MEPF: My first fashion show opportunity I owe to Andres Aquino, who based on my media/photographer contact at the time, put me in contact with him. After reviewing my handbags, Andres agreed with the inclusion of my MEC handbag collection at his Couture Fashion Week New York show in September 2017. At that time, the MEC was exclusively a handbag company, so I needed to quickly decide what the models would be wearing on the runway. Andres offered to design something for them to wear. I was very appreciative, yet I very much wanted this first show to be about my exclusive creations.

I quickly decided that I would incorporate a couture style which I think is an essential piece and dare I say timeless piece, the jumpsuit. So, I quickly designed varied jumpsuit styles in three basic colors and walked them on the runways with my handbags. However, I did not announce these as my exclusive designs in that my goal was to showcase the handbags. This event, of course, along with my husbands’ suggestion to continue walking my designs and support awakened my desire that walking both was a real possibility. Although subsequent walks during fashion week runway shows in NYC, walked both the couture and handbags, I did not formally debut Mimmo & Lolauntil this past year, 2018.

Seeing the couture creations and handbag collection on the runway is an absolutely frenetic experience. The process of pencil to paper, sketch transformed concretely to the model walking and representing your company, and creation is absolutely a heart-stopping addictive process you want to repeat before the present collection is even finished walking on the runway. It is a beautiful experience in which you are able to share your creative persona with your audience amazing!

MM: What about the Art Hearts Fashion show most appeals to you? 

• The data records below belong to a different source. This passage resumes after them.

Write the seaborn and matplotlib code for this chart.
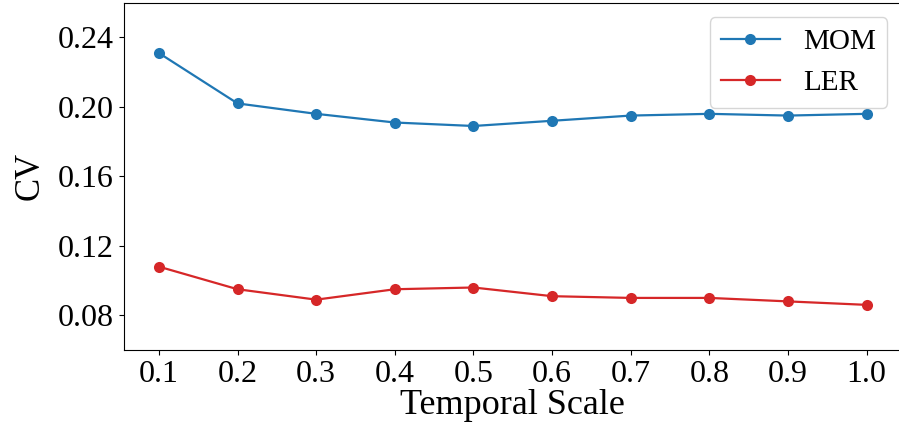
import matplotlib
matplotlib.use("Agg")
import matplotlib.pyplot as plt
import seaborn as sns
import pandas as pd

scales = [0.1, 0.2, 0.3, 0.4, 0.5, 0.6, 0.7, 0.8, 0.9, 1.0]
mom_cv = [0.231, 0.202, 0.196, 0.191, 0.189, 0.192, 0.195, 0.196, 0.195, 0.196]
ler_cv = [0.108, 0.095, 0.089, 0.095, 0.096, 0.091, 0.090, 0.090, 0.088, 0.086]
y_ticks = [0.08, 0.12, 0.16, 0.20, 0.24]

plt.rcParams['font.family'] = ['Liberation Serif', 'DejaVu Serif']
plt.rcParams['mathtext.fontset'] = 'stix'

df = pd.DataFrame({
    'Temporal Scale': scales * 2,
    'CV': mom_cv + ler_cv,
    'method': ['MOM'] * len(scales) + ['LER'] * len(scales),
})

fig = plt.figure(figsize=(8.99, 4.34), dpi=100)
# the original was cropped on the right, so the axes run a little past the edge
ax = fig.add_axes([0.1374, 0.1935, 0.8660, 0.8003])

sns.lineplot(data=df, x='Temporal Scale', y='CV', hue='method',
             palette={'MOM': '#1f77b4', 'LER': '#d62728'},
             marker='o', markersize=8, markeredgewidth=0, linewidth=1.6, ax=ax)

ax.set_xlim(0.055, 1.045)
ax.set_ylim(0.06, 0.26)
ax.set_xticks(scales)
ax.set_xticklabels([f'{s:.1f}' for s in scales])
ax.set_yticks(y_ticks)
ax.set_yticklabels([f'{t:.2f}' for t in y_ticks])
ax.tick_params(labelsize=23)
ax.set_xlabel('Temporal Scale', fontsize=26, labelpad=0)
ax.set_ylabel('CV', fontsize=25, labelpad=8)
ax.legend(loc='upper right', fontsize=21, handlelength=2.0)

fig.savefig('out.png', dpi=100)
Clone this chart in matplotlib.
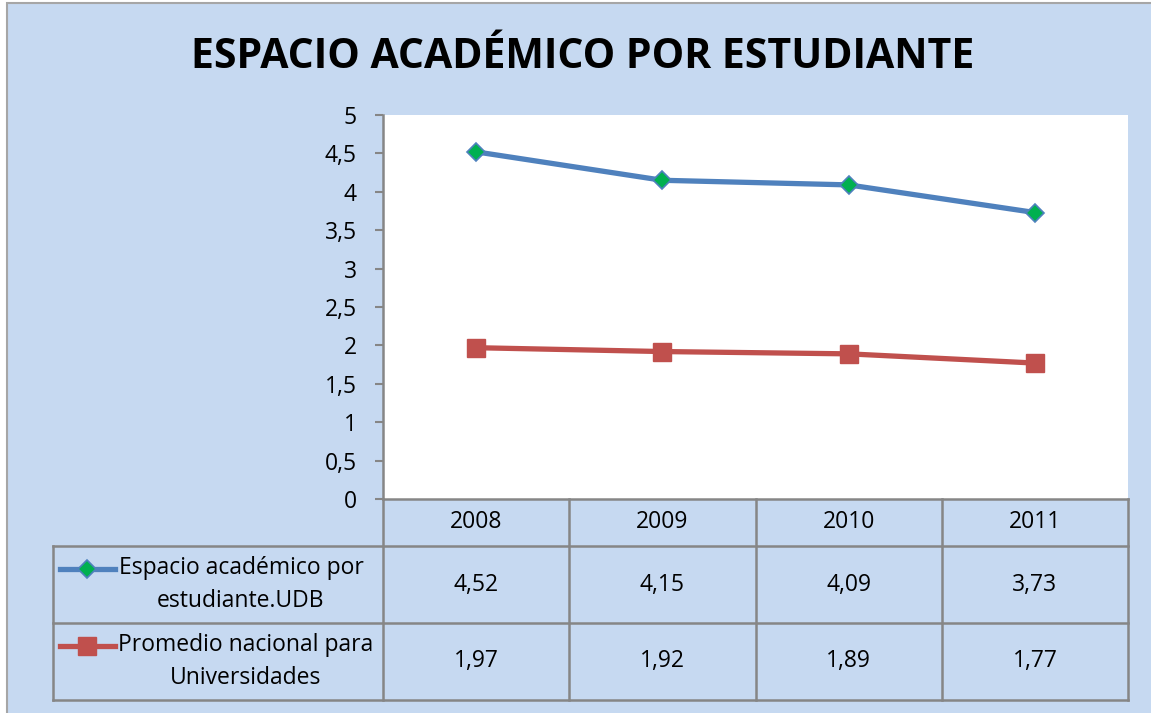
import numpy as np
import matplotlib
matplotlib.use('Agg')
import matplotlib.pyplot as plt
from matplotlib.patches import Rectangle
from matplotlib.lines import Line2D

# data
years = ['2008', '2009', '2010', '2011']
udb = [4.52, 4.15, 4.09, 3.73]
nacional = [1.97, 1.92, 1.89, 1.77]
series_names = ['Espacio académico por\nestudiante.UDB', 'Promedio nacional para\nUniversidades']
yticks = [0, 0.5, 1, 1.5, 2, 2.5, 3, 3.5, 4, 4.5, 5]

W, H = 1151, 713
BG = '#C6D9F1'
GRID = '#868686'
BLUE = '#4F81BD'
RED = '#C0504D'
GREEN = '#00B050'
FS = 16.5

plt.rcParams['font.family'] = ['Open Sans', 'DejaVu Sans']

def fx(px):
    return px / W

def fy(py):
    return 1 - py / H

fig = plt.figure(figsize=(W / 100, H / 100), dpi=100, facecolor='white')
fig.patches.append(Rectangle((fx(7), fy(H + 10)), 1.2, fy(3) - fy(H + 10),
                             transform=fig.transFigure, facecolor=BG,
                             edgecolor='#A6A6A6', linewidth=1.5, zorder=-5))

x0, x1, ytop, ybot = 383, 1128, 115, 499
ax = fig.add_axes([fx(x0), fy(ybot), fx(x1 - x0), fy(ytop) - fy(ybot)])
ax.set_facecolor('white')
xs = np.arange(len(years))
udb_style = dict(color=BLUE, lw=3.8, marker='D', ms=9, mfc=GREEN, mec=BLUE, mew=1.2)
nac_style = dict(color=RED, lw=3.8, marker='s', ms=13, mfc=RED, mec=RED)
ax.plot(xs, udb, zorder=3, clip_on=False, **udb_style)
ax.plot(xs, nacional, zorder=3, clip_on=False, **nac_style)
ax.set_xlim(-0.5, len(years) - 0.5)
ax.set_ylim(0, 5)
ax.set_yticks(yticks)
ax.set_yticklabels([f'{t:g}'.replace('.', ',') for t in yticks], fontsize=FS)
ax.set_xticks([])
for s in ['top', 'right', 'bottom']:
    ax.spines[s].set_visible(False)
ax.spines['left'].set_color(GRID)
ax.spines['left'].set_linewidth(1.8)
ax.tick_params(axis='y', direction='out', length=6, width=1.5, color=GRID, pad=13, labelcolor='black')

fig.text(0.506, fy(57), 'ESPACIO ACADÉMICO POR ESTUDIANTE', ha='center', va='center',
         fontsize=29.5, fontweight='bold')

# data table below the plot
rows = [499, 546, 623, 700]
col_w = (x1 - x0) / len(years)
cols = [x0 + i * col_w for i in range(len(years) + 1)]
lkw = dict(color=GRID, lw=1.8, transform=fig.transFigure, zorder=2)
fig.add_artist(Line2D([fx(x0), fx(x1)], [fy(rows[0])] * 2, **lkw))
for r in rows[1:]:
    fig.add_artist(Line2D([fx(53), fx(x1)], [fy(r)] * 2, **lkw))
for c in cols:
    fig.add_artist(Line2D([fx(c)] * 2, [fy(rows[0]), fy(rows[-1])], **lkw))
fig.add_artist(Line2D([fx(53)] * 2, [fy(rows[1]), fy(rows[-1])], **lkw))

for i, yr in enumerate(years):
    cx = fx(cols[i] + col_w / 2)
    fig.text(cx, fy((rows[0] + rows[1]) / 2), yr, ha='center', va='center', fontsize=FS)
    fig.text(cx, fy((rows[1] + rows[2]) / 2), f'{udb[i]:.2f}'.replace('.', ','),
             ha='center', va='center', fontsize=FS)
    fig.text(cx, fy((rows[2] + rows[3]) / 2), f'{nacional[i]:.2f}'.replace('.', ','),
             ha='center', va='center', fontsize=FS)

# legend keys and series names
text_cx = [241, 246]
for k, (name, st) in enumerate(zip(series_names, [udb_style, nac_style])):
    rc = (rows[k + 1] + rows[k + 2]) / 2
    fig.text(fx(text_cx[k]), fy(rc), name, ha='center', va='center',
             multialignment='center', fontsize=FS, linespacing=1.45)
    fig.add_artist(Line2D([fx(60), fx(87), fx(115)], [fy(rc - 16)] * 3, markevery=[1],
                          transform=fig.transFigure, zorder=3, **st))

fig.savefig('out.png', dpi=100, facecolor=fig.get_facecolor())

MEPF: There are several points that appeal to me regarding the Art Hearts Fashion Show. However, I believe that the number one point is that Art Hearts Fashion truly puts out your brand and designer name to the public via different media modalities from their exposure of your show via the fabulous professional photographs to the page dedicated to your brand and designer name with the ability to continue to add to your profile throughout the year. They are quite supportive of the designer in this matter

MM: How do you hope to see MEC evolve over the next five years? 

MEPF: 2024, I hope will be a year where the MEC brand is thriving nationally with the unique creative designs growing and representing that “unique combination of the contemporary and the traditional to create the unique. By 2024, I trust the brand has expanded into the male fashion. By then, I would love to have the MEC brand expand into the international sphere. I believe in the brand and the MEC product and trust this is an achievable goal with God’s grace.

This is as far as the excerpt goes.